Rather than discuss the gameplay in F1 ROC II: Race Of Champions, which honestly isn’t all that interesting, let’s just take a moment to appreciate the utter insanity going on in that title. This is the sequel to F1 ROC, which in itself is a giant mess of abbreviations that stands for Formula One Race of Champions. Apparently they didn’t want to call it that in the first place, because that would have been confusing.
Yeah, it’s not gonna get better from here. Might want to pop an aspirin before we go any further.
They could have just named the sequel F1 ROC 2, but with a “one” already in the title, that sounds kind of strange. Fortunately, another popular method for naming a sequel when you don’t want to use numbers is to add a subtitle. Seta, publisher of the game and apparently the enemy of written language, decided to split the difference and do both. And what do you suppose they decided to use as the subtitle?
Race of Champions. You know, what “ROC” stands for. So this game’s name is actually Formula One Race of Champions 2: Race of Champions.
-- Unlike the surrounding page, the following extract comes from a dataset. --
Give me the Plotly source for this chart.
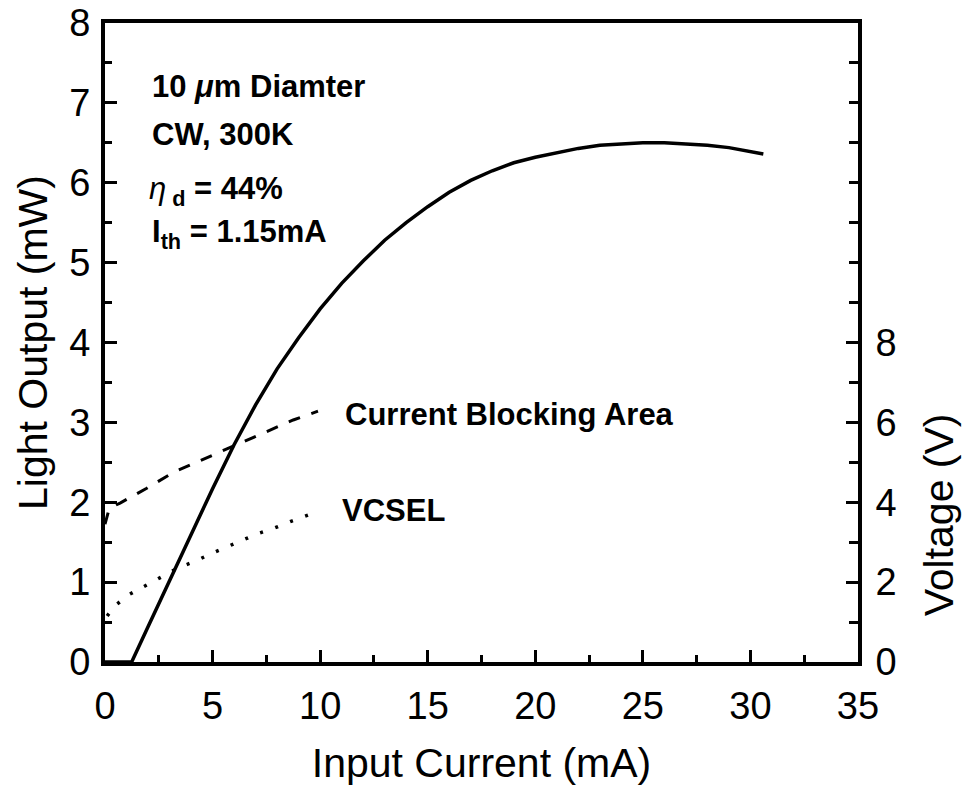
import plotly.graph_objects as go

# ---- data ----
current_L = [0.0, 0.6, 1.24, 2.0, 3.0, 4.0, 5.0, 6.0, 7.0, 8.0, 9.0, 10.0, 11.0, 12.0,
             13.0, 14.0, 15.0, 16.0, 17.0, 18.0, 19.0, 20.0, 21.0, 22.0, 23.0, 24.0,
             25.0, 26.0, 27.0, 28.0, 29.0, 30.0, 30.6]
light_mW = [0.0, 0.0, 0.0, 0.44, 1.02, 1.60, 2.17, 2.72, 3.22, 3.67, 4.06, 4.42, 4.74, 5.02,
            5.28, 5.50, 5.70, 5.88, 6.03, 6.15, 6.25, 6.32, 6.38, 6.43, 6.47, 6.49,
            6.50, 6.50, 6.49, 6.47, 6.44, 6.39, 6.36]

current_cba = [0.0, 0.2, 0.7, 1.94, 3.18, 4.42, 5.73, 7.59, 8.75, 9.9]
voltage_cba = [3.45, 3.85, 3.98, 4.35, 4.75, 5.04, 5.36, 5.78, 6.06, 6.28]

current_vcsel = [0.1, 0.46, 1.16, 1.94, 2.63, 3.41, 4.18, 4.88, 5.66, 6.43, 7.13, 7.9, 8.68, 9.45]
voltage_vcsel = [1.15, 1.41, 1.70, 1.92, 2.13, 2.36, 2.52, 2.70, 2.87, 3.06, 3.22, 3.36, 3.53, 3.68]

x_ticks = [0, 5, 10, 15, 20, 25, 30, 35]
x_minor = [2.5, 7.5, 12.5, 17.5, 22.5, 27.5, 32.5]
yL_ticks = [0, 1, 2, 3, 4, 5, 6, 7, 8]
yL_minor = [0.5, 1.5, 2.5, 3.5, 4.5, 5.5, 6.5, 7.5]
yR_ticks = [0, 2, 4, 6, 8]
yR_minor = [1, 3, 5, 7, 9, 10, 11, 12, 13, 14, 15]

FONT = "Liberation Sans, Arial, sans-serif"
TICK_SIZE = 38
TITLE_SIZE = 41
ANN_SIZE = 31

fig = go.Figure()
fig.add_trace(go.Scatter(x=current_L, y=light_mW, mode="lines",
                         line=dict(color="black", width=3.5), showlegend=False))
fig.add_trace(go.Scatter(x=current_cba, y=voltage_cba, mode="lines", yaxis="y2",
                         line=dict(color="black", width=3, dash="12px,12px"), showlegend=False))
fig.add_trace(go.Scatter(x=current_vcsel, y=voltage_vcsel, mode="lines", yaxis="y2",
                         line=dict(color="black", width=3.5, dash="3px,13px"), showlegend=False))

axis_common = dict(showgrid=False, zeroline=False, showline=True, linecolor="black",
                   linewidth=4, ticks="inside", ticklen=12, tickwidth=3, tickcolor="black",
                   ticklabeloverflow="allow", automargin=False,
                   tickfont=dict(family=FONT, size=TICK_SIZE, color="black"))

fig.update_layout(
    width=965, height=791,
    margin=dict(l=105, r=107, t=23, b=129, autoexpand=False),
    paper_bgcolor="white", plot_bgcolor="white",
    font=dict(family=FONT, color="black"),
    xaxis=dict(range=[0, 35], tickvals=x_ticks, mirror=True,
               minor=dict(tickvals=x_minor, ticks="inside", ticklen=7, tickwidth=3, tickcolor="black"),
               ticklabelstandoff=7,
               title=dict(text="Input Current (mA)", font=dict(family=FONT, size=TITLE_SIZE), standoff=24),
               **axis_common),
    yaxis=dict(range=[0, 8], tickvals=yL_ticks, mirror=True,
               minor=dict(tickvals=yL_minor, ticks="inside", ticklen=7, tickwidth=3, tickcolor="black"),
               ticklabelstandoff=3,
               title=dict(text="Light Output (mW)", font=dict(family=FONT, size=TITLE_SIZE), standoff=10),
               **axis_common),
    yaxis2=dict(range=[0, 16], tickvals=yR_ticks, overlaying="y", side="right",
                minor=dict(tickvals=yR_minor, ticks="inside", ticklen=9, tickwidth=3, tickcolor="black"),
                ticklabelstandoff=6,
                **axis_common),
)

# right axis title sits beside the labelled (0-8 V) part of the axis
fig.add_annotation(x=1.108, y=0.23, xref="paper", yref="paper", text="Voltage (V)",
                   textangle=-90, showarrow=False, xanchor="center", yanchor="middle",
                   font=dict(family=FONT, size=TITLE_SIZE, color="black"))

ann_font = dict(family=FONT, size=ANN_SIZE, color="black")
anns = [
    (2.1, 7.2, "<b>10 <i>μ</i>m Diamter</b>"),
    (2.1, 6.6, "<b>CW, 300K</b>"),
    (1.95, 5.9, "<i>η</i><sub><b> d</b></sub><b> = 44%</b>"),
    (2.1, 5.36, "<b>I</b><sub><b>th</b></sub><b> = 1.15mA</b>"),
    (11.05, 3.10, "<b>Current Blocking Area</b>"),
    (10.9, 1.90, "<b>VCSEL</b>"),
]
for x, y, t in anns:
    fig.add_annotation(x=x, y=y, xref="x", yref="y", text=t, showarrow=False,
                       xanchor="left", yanchor="middle", font=ann_font)

fig.write_html("out.html")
Now with 50% more champions! Also, a track on the moon, apparently.
Because – and to be fair, this is just a theory here – there was a lot of lead in whatever town Seta’s corporate headquarters was located back then. Again, lead poisoning is just a theory, it could just as easily have been mercury or concentrated pesticide or something. Really, any kind of toxin that impairs brain function is a possibility.
No wonder they never got around to making the game interesting – they spent all their time and effort going around in circles on this title.